One sunny Sunday afternoon, equal amounts Ryan Gosling infatuation and boredom drove me into a matinee of Crazy, Stupid, Love. at a local theater. I took a seat in the dark, surrounded by families, cute couples, and giggling groups of friends. I looked to my left, then to my right -- and it hit me: I don't know a soul here.
Forging new friendships is a strange new world that nearly everyone has to navigate at some point.
Not an uncommon phenomenon by any means -- except that I didn't just mean it in the sense that I couldn't recognize anyone in the crowd as a friend, coworker, or relative. Given that I was 1,300 miles from home, that would have been incredible. At the risk of sounding daft, my excitement about moving from Boston to Orlando for graduate school had completely overshadowed any thoughts about how I'd make friends and what I would do with myself in the two weeks before school started. It was my choice to move in pursuit of palm trees and higher education, but that didn't ease my homesickness. I ached for someone, something I knew: impromptu brunches, girls nights out, and a visit home to spend time with my family -- and enjoy a home-cooked meal. I finally understood the "I could never do that!" comments from friends that had seemed so puzzling just a few weeks prior.
When I arrived back at my apartment that day, I stared out of the window at three ducks, seemingly inseparable, that frequented the pond at my complex. Even they have friends, I thought for a split second. Pathetic. Determined never to consider the social dynamics of water fowl again, I set out on a mission to build a social circle from scratch. My takeaways may not be typical, but they've worked:
Step 1: Go swing dancing
...or bowling, or hiking, or out for sushi. Meetup.com offers a wide range of activities for virtually everyone, regardless of age or interest -- from stay-at-home moms and surfers to young professionals and yoginis. Everyone is an equal, and you're not obligated to show up to every event that a particular group hosts. I forayed into the wide world of turns and triple-steps on a recent Friday night with some fellow twenty-somethings ... because, why not? While I'm not sold on a life of Lindy hops just yet, I met some new friends, and it beat watching Primetime: What Would You Do? with a tub of Ben & Jerry's. Especially since I'm pretty sure I danced with a man named Metamucil.
Step 2: Write reviews
That sushi place you went to last week? Praise or pan it on Yelp. No, you won't necessarily bond with a fellow Philadelphia roll aficionado, but the website has taken its hip, funky brand offline in the form of special events -- happy hours and food festivals are open to Yelpers and local residents at large. Not only will you have the opportunity to meet other funny folks in your area, but it'll also help you get acquainted with regional hot spots, and do wonders to help you to feel like a part of the community -- even if you've lived there for years. The free barbecue wings, pulled pork sliders, cheese fries, and rum punch are just an added bonus.
Step 3: Don't worry about seeming desperate -- you are
Forging new friendships after leaving the comfy college, hometown, or long-term relationship bubble is a strange new world that nearly everyone has to navigate at some point.

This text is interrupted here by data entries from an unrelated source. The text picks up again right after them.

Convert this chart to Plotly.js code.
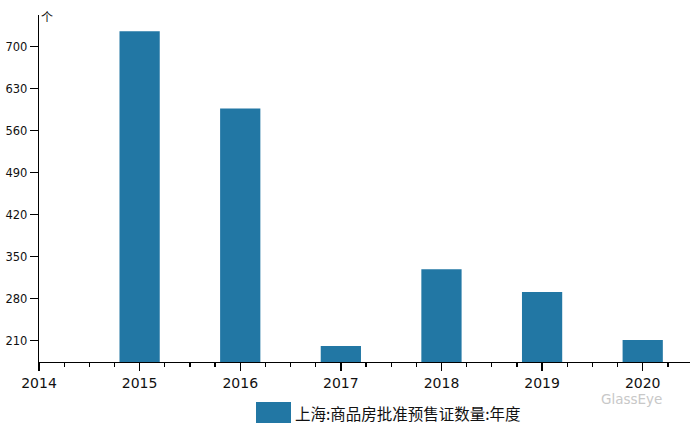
<!DOCTYPE html>
<html><head><meta charset="utf-8">
<script src="https://cdn.plot.ly/plotly-3.0.1.min.js"></script>
<style>html,body{margin:0;padding:0;background:#fff}#chart{width:690px;height:428px}</style>
</head><body><div id="chart"></div>
<script>
const years = [2015, 2016, 2017, 2018, 2019, 2020];
const counts = [726, 597, 201, 329, 291, 211];
const seriesName = '上海:商品房批准预售证数量:年度';
const yTicks = [210, 280, 350, 420, 490, 560, 630, 700];
const xTicks = [2014, 2015, 2016, 2017, 2018, 2019, 2020];
const unitLabel = '个';
const barColor = '#2277a4';

const trace = {
  type: 'bar', x: years, y: counts, name: seriesName,
  width: 0.4, marker: {color: barColor}, showlegend: false, hoverinfo: 'x+y'
};
const layout = {
  width: 690, height: 428,
  margin: {l: 39, r: 0, t: 15, b: 66},
  paper_bgcolor: '#fff', plot_bgcolor: '#fff',
  font: {family: 'DejaVu Sans, sans-serif', color: '#111'},
  xaxis: {
    range: [2014, 2020.47], tickvals: xTicks, ticktext: xTicks.map(String),
    showgrid: false, zeroline: false, showline: true, linecolor: '#000', linewidth: 1.3,
    ticks: 'outside', ticklen: 8, tickcolor: '#000', tickwidth: 1.3,
    tickfont: {size: 14, color: '#111'},
    minor: {dtick: 0.25, tick0: 2014, ticks: 'outside', ticklen: 4, tickcolor: '#000', tickwidth: 1.3, showgrid: false}
  },
  yaxis: {
    range: [174.5, 753], tickvals: yTicks, ticktext: yTicks.map(String),
    showgrid: false, zeroline: false, showline: true, linecolor: '#000', linewidth: 1.3,
    ticks: 'outside', ticklen: 8, tickcolor: '#000', tickwidth: 1.3,
    tickfont: {size: 11.5, color: '#111'}
  },
  shapes: [{
    type: 'rect', xref: 'paper', yref: 'paper',
    x0: (256 - 39) / 651, x1: (291 - 39) / 651,
    y0: -(402 - 362) / 347, y1: -(423 - 362) / 347,
    fillcolor: barColor, line: {width: 0}
  }],
  annotations: [
    {text: seriesName, xref: 'paper', yref: 'paper', x: (293 - 39) / 651, y: -(412.5 - 362) / 347,
     xanchor: 'left', yanchor: 'middle', showarrow: false,
     font: {family: 'Noto Sans CJK SC, sans-serif', size: 15.5, color: '#111'}},
    {text: unitLabel, xref: 'paper', yref: 'paper', x: 0.0, y: 0.997,
     xanchor: 'left', yanchor: 'middle', showarrow: false,
     font: {family: 'Noto Sans CJK SC, sans-serif', size: 12, color: '#111'}},
    {text: 'GlassEye', xref: 'paper', yref: 'paper', x: (599 - 39) / 651, y: -(399 - 362) / 347,
     xanchor: 'left', yanchor: 'middle', showarrow: false,
     font: {family: 'DejaVu Sans, sans-serif', size: 13.5, color: '#c8c8c8'}}
  ]
};
Plotly.newPlot('chart', [trace], layout, {displayModeBar: false, staticPlot: true});
</script></body></html>
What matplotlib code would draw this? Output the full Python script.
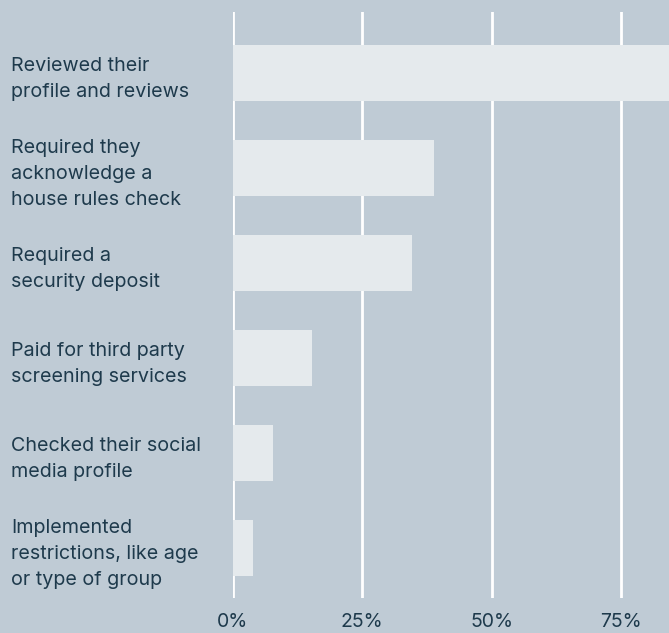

Chances are, that new classmate or coworker could use someone to grab dinner with just as much as you could. Speak up. On a stroll with two people I'd been placed into a group with during my first class, I was forthright: "I'm happy I finally know someone here besides my apartment maintenance man." The result? A standing happy-hour appointment with some excellent new friends. The following weekend, a book club meet-up drew a fellow New England transplant that lived just around the corner. And suddenly, this new life began to feel a little less lonely.